Despite the mixed analyst outlook, BCH is currently rated as a “Moderate Buy” by MarketBeat.com, with a consensus price target of $34.00. Institutional ownership in BCH remains at approximately 1.24%, reflecting continued but cautious exposure from hedge funds and other large investors.

The stock has a market capitalization of $18.27 billion and a beta of 0.28, indicating lower volatility relative to the broader market. Its 50-day simple moving average stands at $32.32, compared to a 200-day average of $30.49. Over the past 52 weeks, BCH has traded between $22.06 and $37.70, with a current share price of $36.18. The firm’s financial metrics include a quick ratio of 1.53, a current ratio of 1.53, and a debt-to-equity ratio of 2.00.
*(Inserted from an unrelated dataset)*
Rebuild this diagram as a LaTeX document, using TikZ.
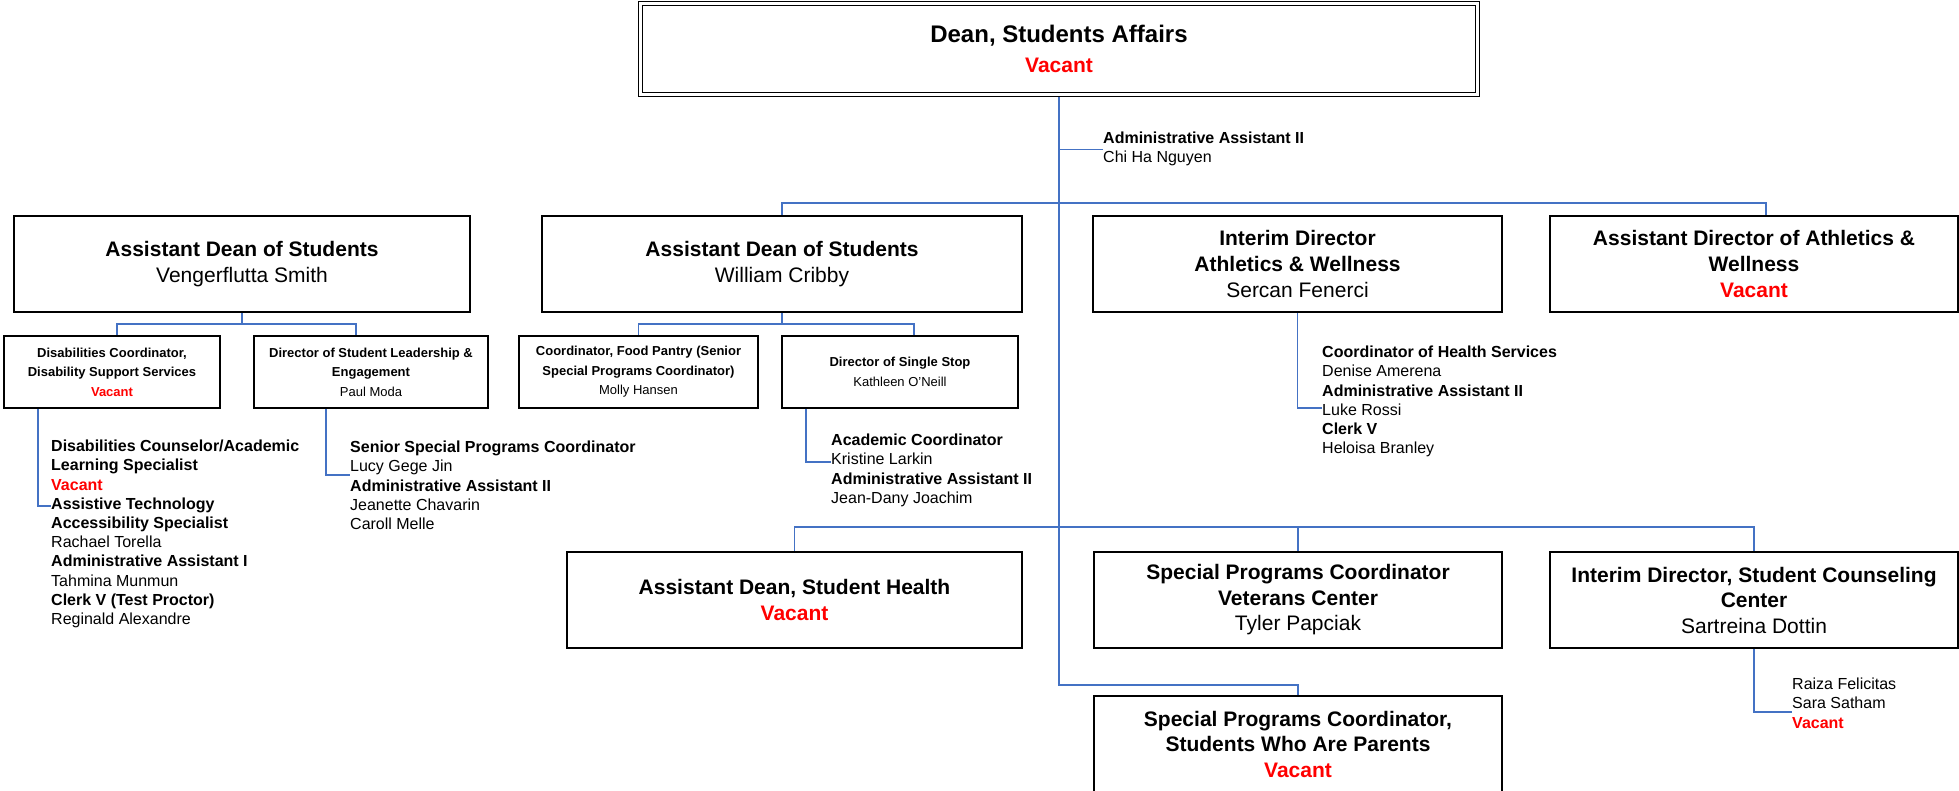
\documentclass[tikz,border=0pt]{standalone}
\usepackage{fontspec}
\setmainfont{Liberation Sans}
\usepackage{xcolor}
\usetikzlibrary{backgrounds}
\definecolor{linkblue}{RGB}{68,114,196}

\begin{document}
\begin{tikzpicture}[x=1pt, y=-1pt,
        orgbox/.style={draw, line width=2pt, minimum width=408pt, minimum height=96pt, align=center, inner sep=2pt, font=\fontsize{21}{25.5}\selectfont},
        subbox/.style={draw, line width=2pt, minimum height=72pt, align=center, inner sep=2pt, font=\fontsize{13}{19.5}\selectfont},
        staff/.style={anchor=north west, align=left, inner sep=0pt, font=\fontsize{16}{19.2}\selectfont},
        link/.style={draw=linkblue, line width=1.5pt}]
            \useasboundingbox (0,0) rectangle (1959,791);

            % top
            \node[draw, double, double distance=2.5pt, line width=1.2pt, minimum width=837pt, minimum height=91pt, align=center, font=\fontsize{24}{30}\selectfont\bfseries] (dean) at (1059,49) {Dean, Students Affairs\\ {\fontsize{21}{30}\selectfont\color{red}Vacant}};
            \node[staff] (adminasst) at (1103,132) {\textbf{Administrative Assistant II}\\ Chi Ha Nguyen};

            % second row
            \node[orgbox, minimum width=456pt] (venger) at (242,264) {\textbf{Assistant Dean of Students}\\ Vengerflutta Smith};
            \node[orgbox, minimum width=480pt] (cribby) at (782,264) {\textbf{Assistant Dean of Students}\\ William Cribby};
            \node[orgbox, minimum width=409pt, font=\fontsize{21}{26}\selectfont] (interim) at (1297.5,264) {\textbf{Interim Director}\\ \textbf{Athletics \& Wellness}\\ Sercan Fenerci};
            \node[orgbox, font=\fontsize{21}{26}\selectfont] (asstdir) at (1754,264) {\textbf{Assistant Director of Athletics \&}\\ \textbf{Wellness}\\ \textcolor{red}{\textbf{Vacant}}};

            % third row
            \node[subbox, minimum width=216pt] (discoord) at (112,372) {\textbf{Disabilities Coordinator,}\\ \textbf{Disability Support Services}\\ \textcolor{red}{\textbf{Vacant}}};
            \node[subbox, minimum width=234pt] (leadership) at (371,372) {\textbf{Director of Student Leadership \&}\\ \textbf{Engagement}\\ Paul Moda};
            \node[subbox, minimum width=239pt] (foodpantry) at (638.5,372) {\textbf{Coordinator, Food Pantry (Senior}\\ \textbf{Special Programs Coordinator)}\\ Molly Hansen};
            \node[subbox, minimum width=236pt] (singlestop) at (900,372) {\textbf{Director of Single Stop}\\ Kathleen O’Neill};

            % staff lists
            \node[staff] (dislist) at (51,440) {\textbf{Disabilities Counselor/Academic}\\ \textbf{Learning Specialist}\\ \textcolor{red}{\textbf{Vacant}}\\ \textbf{Assistive Technology}\\ \textbf{Accessibility Specialist}\\ Rachael Torella\\ \textbf{Administrative Assistant I}\\ Tahmina Munmun\\ \textbf{Clerk V (Test Proctor)}\\ Reginald Alexandre};
            \node[staff] (leadlist) at (350,441) {\textbf{Senior Special Programs Coordinator}\\ Lucy Gege Jin\\ \textbf{Administrative Assistant II}\\ Jeanette Chavarin\\ Caroll Melle};
            \node[staff] (stoplist) at (831,434) {\textbf{Academic Coordinator}\\ Kristine Larkin\\ \textbf{Administrative Assistant II}\\ Jean-Dany Joachim};
            \node[staff] (healthlist) at (1322,346) {\textbf{Coordinator of Health Services}\\ Denise Amerena\\ \textbf{Administrative Assistant II}\\ Luke Rossi\\ \textbf{Clerk V}\\ Heloisa Branley};

            % lower rows
            \node[orgbox, minimum width=455pt] (health) at (794.5,600) {\textbf{Assistant Dean, Student Health}\\ \textcolor{red}{\textbf{Vacant}}};
            \node[orgbox] (veterans) at (1298,600) {\textbf{Special Programs Coordinator}\\ \textbf{Veterans Center}\\ Tyler Papciak};
            \node[orgbox] (counseling) at (1754,600) {\textbf{Interim Director, Student Counseling}\\ \textbf{Center}\\ Sartreina Dottin};
            \node[staff] (counsellist) at (1792,678) {Raiza Felicitas\\ Sara Satham\\ \textcolor{red}{\textbf{Vacant}}};
            \node[orgbox] (parents) at (1298,744) {\textbf{Special Programs Coordinator,}\\ \textbf{Students Who Are Parents}\\ \textcolor{red}{\textbf{Vacant}}};

            % connectors
            \begin{scope}[on background layer]
                \draw[link] (dean.south) |- ([yshift=10pt]parents.north) -- (parents.north);
                \draw[link] (adminasst.west) -- (adminasst.west -| dean.south);
                \draw[link] (cribby.north) -- ++(0,-12) -| ([xshift=12pt]asstdir.north);
                \draw[link] (venger.south) -- ++(0,11) -| ([xshift=5pt]discoord.north);
                \draw[link] (venger.south) -- ++(0,11) -| ([xshift=-15pt]leadership.north);
                \draw[link] (cribby.south) -- ++(0,11) -| (foodpantry.north);
                \draw[link] (cribby.south) -- ++(0,11) -| ([xshift=14pt]singlestop.north);
                \draw[link] ([xshift=-74pt]discoord.south) |- ([yshift=-66pt]dislist.north west);
                \draw[link] ([xshift=-45pt]leadership.south) |- ([yshift=-34pt]leadlist.north west);
                \draw[link] ([xshift=-94pt]singlestop.south) |- ([yshift=-28pt]stoplist.north west);
                \draw[link] (interim.south) |- ([yshift=-62pt]healthlist.north west);
                \draw[link] (health.north) -- ++(0,-24) -| (counseling.north);
                \draw[link] (veterans.north) -- ++(0,-24);
                \draw[link] (counseling.south) |- ([yshift=-34pt]counsellist.north west);
            \end{scope}
        \end{tikzpicture}
\end{document}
On October 30, 2025, Banco de Chile reported quarterly earnings of $0.60 per share, missing the expected $0.62 consensus estimate. The company reported revenue of $675.26 million, significantly below the $831.97 million forecast by analysts. Despite the earnings shortfall, the bank maintained a strong net margin of 32.87% and a return on equity of 23.25%.
Political developments in Chile have also influenced market sentiment. With the election of a right-wing president seen as likely, investors have been reacting to potential policy shifts. Market analysts suggest that a Kast-led government, if it secures a parliamentary alliance, could spur economic reforms, attract foreign investment, and support the peso. However, the political landscape remains fragmented, with neither major coalition securing a clear congressional majority, adding uncertainty to the short-term outlook.